(Code that draws figures)
⟨

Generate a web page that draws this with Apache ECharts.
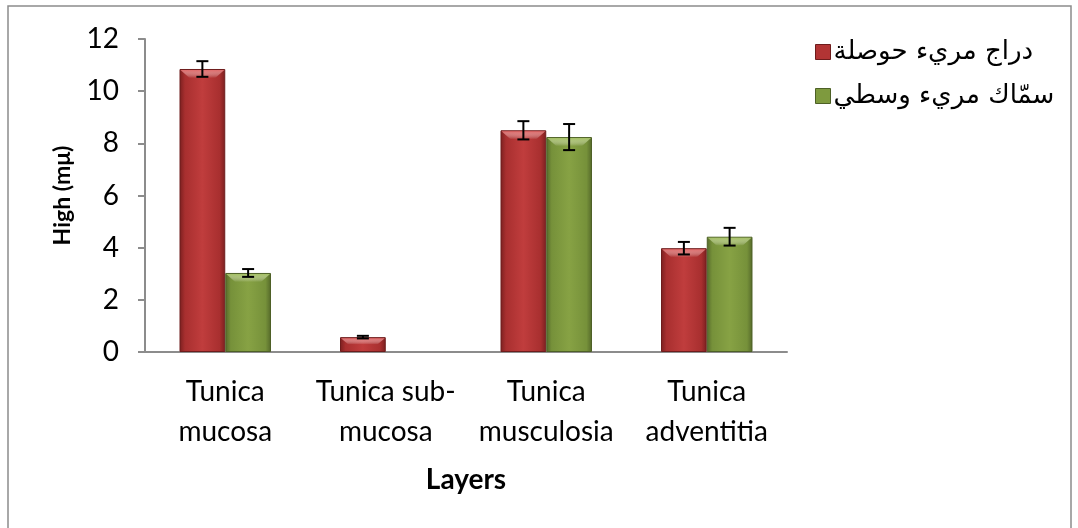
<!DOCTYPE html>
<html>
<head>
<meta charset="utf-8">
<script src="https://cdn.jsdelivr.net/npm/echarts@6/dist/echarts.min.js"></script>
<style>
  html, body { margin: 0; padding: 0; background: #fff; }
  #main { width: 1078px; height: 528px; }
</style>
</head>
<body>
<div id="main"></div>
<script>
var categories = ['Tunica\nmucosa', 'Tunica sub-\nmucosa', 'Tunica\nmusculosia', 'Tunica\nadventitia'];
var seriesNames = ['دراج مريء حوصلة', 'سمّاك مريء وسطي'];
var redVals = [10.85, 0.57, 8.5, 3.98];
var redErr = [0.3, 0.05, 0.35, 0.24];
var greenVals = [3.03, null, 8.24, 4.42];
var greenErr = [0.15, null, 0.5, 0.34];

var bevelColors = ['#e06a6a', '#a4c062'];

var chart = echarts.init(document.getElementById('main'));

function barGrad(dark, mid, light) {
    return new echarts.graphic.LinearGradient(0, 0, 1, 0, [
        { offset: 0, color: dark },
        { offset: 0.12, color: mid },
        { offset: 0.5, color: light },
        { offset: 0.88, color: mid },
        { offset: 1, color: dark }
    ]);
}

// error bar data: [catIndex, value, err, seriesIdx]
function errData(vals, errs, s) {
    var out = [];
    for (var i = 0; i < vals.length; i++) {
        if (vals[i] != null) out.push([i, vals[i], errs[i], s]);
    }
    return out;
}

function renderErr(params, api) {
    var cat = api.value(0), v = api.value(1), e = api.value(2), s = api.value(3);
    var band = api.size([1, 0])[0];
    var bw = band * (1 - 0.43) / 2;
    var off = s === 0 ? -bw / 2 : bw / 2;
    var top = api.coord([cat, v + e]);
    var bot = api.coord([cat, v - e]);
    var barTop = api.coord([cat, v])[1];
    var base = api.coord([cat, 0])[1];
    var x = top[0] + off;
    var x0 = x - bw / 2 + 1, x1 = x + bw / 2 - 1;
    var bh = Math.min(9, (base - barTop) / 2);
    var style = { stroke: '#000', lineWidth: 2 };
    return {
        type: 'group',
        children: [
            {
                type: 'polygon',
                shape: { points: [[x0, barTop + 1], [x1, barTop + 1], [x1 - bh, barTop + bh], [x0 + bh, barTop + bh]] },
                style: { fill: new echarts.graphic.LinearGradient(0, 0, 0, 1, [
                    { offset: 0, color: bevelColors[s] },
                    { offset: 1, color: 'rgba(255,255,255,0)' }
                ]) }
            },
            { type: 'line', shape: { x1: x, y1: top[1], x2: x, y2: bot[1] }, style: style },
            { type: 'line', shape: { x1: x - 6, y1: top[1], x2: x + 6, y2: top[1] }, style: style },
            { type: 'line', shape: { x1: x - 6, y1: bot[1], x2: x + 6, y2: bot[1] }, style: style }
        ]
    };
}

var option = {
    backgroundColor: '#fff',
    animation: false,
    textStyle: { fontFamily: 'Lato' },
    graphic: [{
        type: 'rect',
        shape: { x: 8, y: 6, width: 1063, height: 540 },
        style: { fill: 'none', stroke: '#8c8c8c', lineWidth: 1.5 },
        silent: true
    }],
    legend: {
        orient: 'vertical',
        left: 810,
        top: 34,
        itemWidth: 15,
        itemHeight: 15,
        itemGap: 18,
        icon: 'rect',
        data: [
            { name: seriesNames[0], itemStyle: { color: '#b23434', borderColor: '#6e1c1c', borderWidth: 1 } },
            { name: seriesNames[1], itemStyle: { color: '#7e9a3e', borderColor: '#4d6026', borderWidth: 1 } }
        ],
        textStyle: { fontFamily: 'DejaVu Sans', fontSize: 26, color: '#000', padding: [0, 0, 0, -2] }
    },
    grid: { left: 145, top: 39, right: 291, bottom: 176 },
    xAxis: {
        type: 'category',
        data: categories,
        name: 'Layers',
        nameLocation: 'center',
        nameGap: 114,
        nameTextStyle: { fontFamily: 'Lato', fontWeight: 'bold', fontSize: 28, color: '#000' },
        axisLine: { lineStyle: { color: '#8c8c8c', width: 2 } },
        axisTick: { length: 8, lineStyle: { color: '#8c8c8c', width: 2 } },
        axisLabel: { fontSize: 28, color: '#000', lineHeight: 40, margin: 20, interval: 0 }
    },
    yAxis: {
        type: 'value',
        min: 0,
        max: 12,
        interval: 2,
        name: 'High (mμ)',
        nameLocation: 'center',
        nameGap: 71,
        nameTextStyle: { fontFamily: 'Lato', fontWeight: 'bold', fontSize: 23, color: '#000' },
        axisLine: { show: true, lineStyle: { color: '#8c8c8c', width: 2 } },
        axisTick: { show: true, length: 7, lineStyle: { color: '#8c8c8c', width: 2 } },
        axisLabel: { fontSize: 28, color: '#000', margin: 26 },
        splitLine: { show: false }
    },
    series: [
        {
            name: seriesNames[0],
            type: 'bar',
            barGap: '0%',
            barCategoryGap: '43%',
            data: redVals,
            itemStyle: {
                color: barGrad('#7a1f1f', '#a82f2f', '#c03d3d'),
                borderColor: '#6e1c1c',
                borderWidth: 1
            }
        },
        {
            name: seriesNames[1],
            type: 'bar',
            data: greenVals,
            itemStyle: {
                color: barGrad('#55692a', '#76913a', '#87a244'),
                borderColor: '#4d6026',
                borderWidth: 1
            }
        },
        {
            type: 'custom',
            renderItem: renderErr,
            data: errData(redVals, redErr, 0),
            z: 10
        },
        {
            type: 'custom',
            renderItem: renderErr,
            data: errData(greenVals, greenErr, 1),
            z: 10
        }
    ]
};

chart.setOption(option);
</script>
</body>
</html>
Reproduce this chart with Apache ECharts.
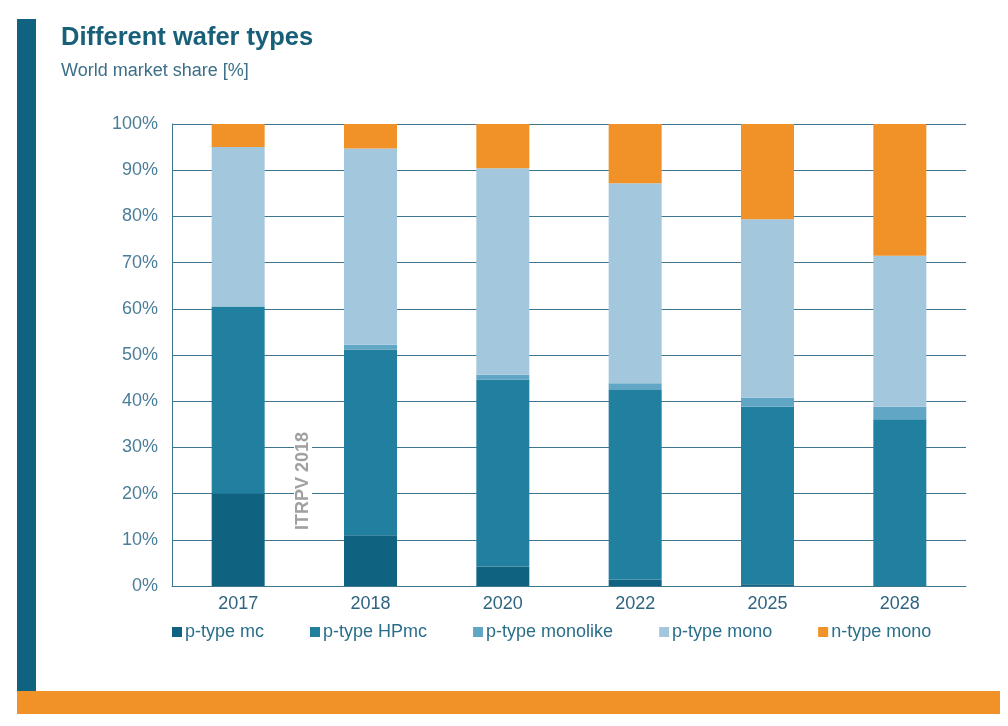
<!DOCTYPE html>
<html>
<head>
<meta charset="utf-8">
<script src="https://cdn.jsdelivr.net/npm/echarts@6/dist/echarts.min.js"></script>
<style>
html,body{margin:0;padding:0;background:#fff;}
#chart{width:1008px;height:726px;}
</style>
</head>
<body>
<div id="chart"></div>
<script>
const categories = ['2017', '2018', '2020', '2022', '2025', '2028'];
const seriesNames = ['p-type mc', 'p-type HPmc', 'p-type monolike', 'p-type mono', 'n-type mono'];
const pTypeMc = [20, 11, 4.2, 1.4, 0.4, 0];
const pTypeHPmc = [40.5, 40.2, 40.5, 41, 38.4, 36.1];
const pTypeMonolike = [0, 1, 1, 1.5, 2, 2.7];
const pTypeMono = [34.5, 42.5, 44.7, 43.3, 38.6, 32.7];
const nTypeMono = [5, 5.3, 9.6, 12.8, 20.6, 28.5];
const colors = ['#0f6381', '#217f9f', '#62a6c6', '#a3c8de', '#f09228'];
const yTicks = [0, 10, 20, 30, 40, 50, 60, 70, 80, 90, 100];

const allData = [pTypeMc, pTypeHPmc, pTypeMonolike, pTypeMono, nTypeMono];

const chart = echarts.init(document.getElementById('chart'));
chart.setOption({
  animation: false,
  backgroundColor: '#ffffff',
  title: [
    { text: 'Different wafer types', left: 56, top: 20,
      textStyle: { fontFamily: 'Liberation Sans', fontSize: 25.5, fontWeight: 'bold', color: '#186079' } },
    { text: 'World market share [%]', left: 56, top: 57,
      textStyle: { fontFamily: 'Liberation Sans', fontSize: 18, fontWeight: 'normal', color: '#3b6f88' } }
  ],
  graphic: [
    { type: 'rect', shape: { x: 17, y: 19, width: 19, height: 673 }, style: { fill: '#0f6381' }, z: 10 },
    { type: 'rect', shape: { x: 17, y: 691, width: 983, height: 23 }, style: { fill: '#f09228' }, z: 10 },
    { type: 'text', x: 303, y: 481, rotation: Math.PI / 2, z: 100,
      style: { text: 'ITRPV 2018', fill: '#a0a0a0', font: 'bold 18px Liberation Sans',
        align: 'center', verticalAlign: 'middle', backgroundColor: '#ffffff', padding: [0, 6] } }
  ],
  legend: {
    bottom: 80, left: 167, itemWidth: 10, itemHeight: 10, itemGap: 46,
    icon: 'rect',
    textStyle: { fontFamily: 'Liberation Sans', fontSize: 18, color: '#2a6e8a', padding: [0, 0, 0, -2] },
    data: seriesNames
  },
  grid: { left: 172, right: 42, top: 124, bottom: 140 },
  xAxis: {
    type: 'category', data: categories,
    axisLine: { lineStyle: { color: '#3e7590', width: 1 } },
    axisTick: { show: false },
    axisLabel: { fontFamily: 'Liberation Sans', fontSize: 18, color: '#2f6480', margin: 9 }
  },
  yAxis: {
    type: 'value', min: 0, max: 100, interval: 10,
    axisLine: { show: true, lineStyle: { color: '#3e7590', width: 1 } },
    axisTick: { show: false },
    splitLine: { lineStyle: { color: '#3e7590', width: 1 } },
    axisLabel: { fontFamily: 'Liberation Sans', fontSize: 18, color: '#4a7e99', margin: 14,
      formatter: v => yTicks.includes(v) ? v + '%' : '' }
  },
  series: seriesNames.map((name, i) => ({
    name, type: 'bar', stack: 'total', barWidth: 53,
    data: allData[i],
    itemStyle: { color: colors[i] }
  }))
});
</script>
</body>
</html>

⟩
⟨

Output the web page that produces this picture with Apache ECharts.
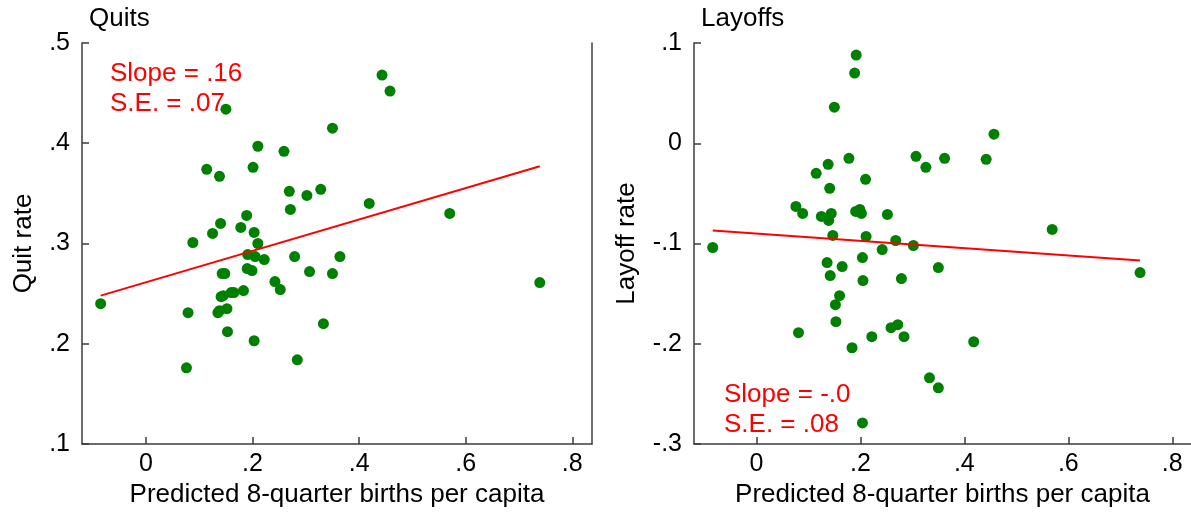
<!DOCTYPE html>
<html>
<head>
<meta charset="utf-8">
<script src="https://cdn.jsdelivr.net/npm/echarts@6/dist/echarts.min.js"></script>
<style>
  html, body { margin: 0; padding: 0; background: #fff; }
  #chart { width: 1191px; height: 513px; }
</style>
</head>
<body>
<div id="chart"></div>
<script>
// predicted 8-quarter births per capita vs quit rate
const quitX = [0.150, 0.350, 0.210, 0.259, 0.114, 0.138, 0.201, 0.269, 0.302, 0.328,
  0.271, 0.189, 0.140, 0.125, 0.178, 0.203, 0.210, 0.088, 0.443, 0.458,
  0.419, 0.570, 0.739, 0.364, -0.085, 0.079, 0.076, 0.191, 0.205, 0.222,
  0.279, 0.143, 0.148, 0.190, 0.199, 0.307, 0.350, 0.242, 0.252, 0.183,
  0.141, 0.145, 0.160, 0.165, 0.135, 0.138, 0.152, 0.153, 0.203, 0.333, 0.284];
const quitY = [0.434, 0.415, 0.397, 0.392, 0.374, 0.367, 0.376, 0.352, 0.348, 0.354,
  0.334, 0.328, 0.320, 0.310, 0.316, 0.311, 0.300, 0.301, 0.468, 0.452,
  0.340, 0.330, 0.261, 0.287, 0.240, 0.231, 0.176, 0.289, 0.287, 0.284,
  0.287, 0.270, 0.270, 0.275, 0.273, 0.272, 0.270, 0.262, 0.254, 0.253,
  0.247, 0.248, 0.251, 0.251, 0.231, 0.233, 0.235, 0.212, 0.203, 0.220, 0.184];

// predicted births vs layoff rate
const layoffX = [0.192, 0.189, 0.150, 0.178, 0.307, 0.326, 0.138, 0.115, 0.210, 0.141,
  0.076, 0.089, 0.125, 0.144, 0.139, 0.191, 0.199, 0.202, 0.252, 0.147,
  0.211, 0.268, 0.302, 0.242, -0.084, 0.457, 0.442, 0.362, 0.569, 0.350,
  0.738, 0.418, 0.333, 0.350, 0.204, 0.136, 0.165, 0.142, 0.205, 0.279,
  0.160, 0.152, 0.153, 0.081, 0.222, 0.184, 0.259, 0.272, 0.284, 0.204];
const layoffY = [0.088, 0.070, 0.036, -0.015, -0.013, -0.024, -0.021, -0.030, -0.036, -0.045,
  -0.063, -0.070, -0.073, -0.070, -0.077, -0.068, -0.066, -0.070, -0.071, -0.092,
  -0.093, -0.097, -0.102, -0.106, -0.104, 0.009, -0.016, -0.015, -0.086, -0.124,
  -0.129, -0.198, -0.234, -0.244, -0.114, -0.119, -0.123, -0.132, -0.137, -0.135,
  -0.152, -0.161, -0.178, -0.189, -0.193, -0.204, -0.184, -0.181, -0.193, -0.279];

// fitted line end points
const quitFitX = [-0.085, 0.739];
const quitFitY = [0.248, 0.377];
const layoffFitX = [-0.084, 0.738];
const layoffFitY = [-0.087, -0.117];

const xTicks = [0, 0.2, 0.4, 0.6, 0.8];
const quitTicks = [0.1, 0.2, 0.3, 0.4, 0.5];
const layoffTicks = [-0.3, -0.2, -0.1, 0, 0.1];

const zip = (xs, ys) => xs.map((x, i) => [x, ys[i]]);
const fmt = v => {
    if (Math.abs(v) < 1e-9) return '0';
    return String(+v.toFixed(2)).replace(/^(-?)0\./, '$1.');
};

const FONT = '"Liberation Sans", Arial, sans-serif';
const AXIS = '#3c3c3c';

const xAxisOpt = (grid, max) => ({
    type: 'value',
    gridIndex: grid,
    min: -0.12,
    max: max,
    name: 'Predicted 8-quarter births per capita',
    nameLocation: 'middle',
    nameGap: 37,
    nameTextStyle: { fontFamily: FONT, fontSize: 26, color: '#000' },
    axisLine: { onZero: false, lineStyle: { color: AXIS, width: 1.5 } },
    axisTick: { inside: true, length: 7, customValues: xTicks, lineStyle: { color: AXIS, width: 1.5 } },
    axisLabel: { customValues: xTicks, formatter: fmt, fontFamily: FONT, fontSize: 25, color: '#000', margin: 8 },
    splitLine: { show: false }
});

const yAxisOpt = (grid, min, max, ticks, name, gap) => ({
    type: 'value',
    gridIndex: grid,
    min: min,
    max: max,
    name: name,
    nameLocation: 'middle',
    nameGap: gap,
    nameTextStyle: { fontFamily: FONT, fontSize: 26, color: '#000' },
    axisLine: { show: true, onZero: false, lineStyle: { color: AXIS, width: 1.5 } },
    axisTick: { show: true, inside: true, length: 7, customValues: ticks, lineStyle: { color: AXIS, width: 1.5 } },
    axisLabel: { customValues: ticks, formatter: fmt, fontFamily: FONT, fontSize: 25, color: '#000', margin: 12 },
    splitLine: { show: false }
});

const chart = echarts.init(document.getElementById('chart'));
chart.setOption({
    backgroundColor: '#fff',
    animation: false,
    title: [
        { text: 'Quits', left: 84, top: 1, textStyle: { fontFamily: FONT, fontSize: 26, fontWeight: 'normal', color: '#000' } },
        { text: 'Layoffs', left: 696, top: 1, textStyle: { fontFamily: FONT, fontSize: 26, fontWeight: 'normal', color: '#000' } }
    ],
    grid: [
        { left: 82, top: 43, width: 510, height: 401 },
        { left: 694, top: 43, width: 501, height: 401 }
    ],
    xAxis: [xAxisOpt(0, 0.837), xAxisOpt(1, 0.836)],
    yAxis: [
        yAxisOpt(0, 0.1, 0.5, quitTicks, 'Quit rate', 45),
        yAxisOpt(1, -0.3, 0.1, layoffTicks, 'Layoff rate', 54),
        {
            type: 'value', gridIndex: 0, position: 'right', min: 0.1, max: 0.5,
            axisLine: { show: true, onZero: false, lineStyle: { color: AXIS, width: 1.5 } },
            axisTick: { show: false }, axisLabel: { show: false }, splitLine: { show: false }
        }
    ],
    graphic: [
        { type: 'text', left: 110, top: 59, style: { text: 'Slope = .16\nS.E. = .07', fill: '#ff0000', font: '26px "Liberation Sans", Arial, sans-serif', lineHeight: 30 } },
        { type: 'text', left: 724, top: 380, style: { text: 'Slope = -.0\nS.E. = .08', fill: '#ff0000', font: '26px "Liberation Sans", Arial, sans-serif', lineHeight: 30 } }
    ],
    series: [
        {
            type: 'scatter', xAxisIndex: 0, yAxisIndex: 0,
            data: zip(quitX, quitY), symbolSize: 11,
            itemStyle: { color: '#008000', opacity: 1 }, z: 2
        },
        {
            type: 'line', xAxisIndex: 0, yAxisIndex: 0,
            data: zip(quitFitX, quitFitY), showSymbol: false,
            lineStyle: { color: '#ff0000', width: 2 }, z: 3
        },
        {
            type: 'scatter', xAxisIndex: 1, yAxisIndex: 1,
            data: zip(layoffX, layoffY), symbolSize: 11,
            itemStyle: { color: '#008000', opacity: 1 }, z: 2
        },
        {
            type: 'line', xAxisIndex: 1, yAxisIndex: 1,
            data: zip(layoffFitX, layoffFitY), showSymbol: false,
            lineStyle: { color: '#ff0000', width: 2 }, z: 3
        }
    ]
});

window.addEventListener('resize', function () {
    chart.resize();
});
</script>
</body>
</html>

⟩

## [Problem description]
Pictures excluded, retype exactly the lines running from the one with "Output the web" through the one with "0.203, 0.220, 0.184];". Include both end lines and nothing more.

## [Result]
Output the web page that produces this picture with Apache ECharts.
<!DOCTYPE html>
<html>
<head>
<meta charset="utf-8">
<script src="https://cdn.jsdelivr.net/npm/echarts@6/dist/echarts.min.js"></script>
<style>
  html, body { margin: 0; padding: 0; background: #fff; }
  #chart { width: 1191px; height: 513px; }
</style>
</head>
<body>
<div id="chart"></div>
<script>
// predicted 8-quarter births per capita vs quit rate
const quitX = [0.150, 0.350, 0.210, 0.259, 0.114, 0.138, 0.201, 0.269, 0.302, 0.328,
  0.271, 0.189, 0.140, 0.125, 0.178, 0.203, 0.210, 0.088, 0.443, 0.458,
  0.419, 0.570, 0.739, 0.364, -0.085, 0.079, 0.076, 0.191, 0.205, 0.222,
  0.279, 0.143, 0.148, 0.190, 0.199, 0.307, 0.350, 0.242, 0.252, 0.183,
  0.141, 0.145, 0.160, 0.165, 0.135, 0.138, 0.152, 0.153, 0.203, 0.333, 0.284];
const quitY = [0.434, 0.415, 0.397, 0.392, 0.374, 0.367, 0.376, 0.352, 0.348, 0.354,
  0.334, 0.328, 0.320, 0.310, 0.316, 0.311, 0.300, 0.301, 0.468, 0.452,
  0.340, 0.330, 0.261, 0.287, 0.240, 0.231, 0.176, 0.289, 0.287, 0.284,
  0.287, 0.270, 0.270, 0.275, 0.273, 0.272, 0.270, 0.262, 0.254, 0.253,
  0.247, 0.248, 0.251, 0.251, 0.231, 0.233, 0.235, 0.212, 0.203, 0.220, 0.184];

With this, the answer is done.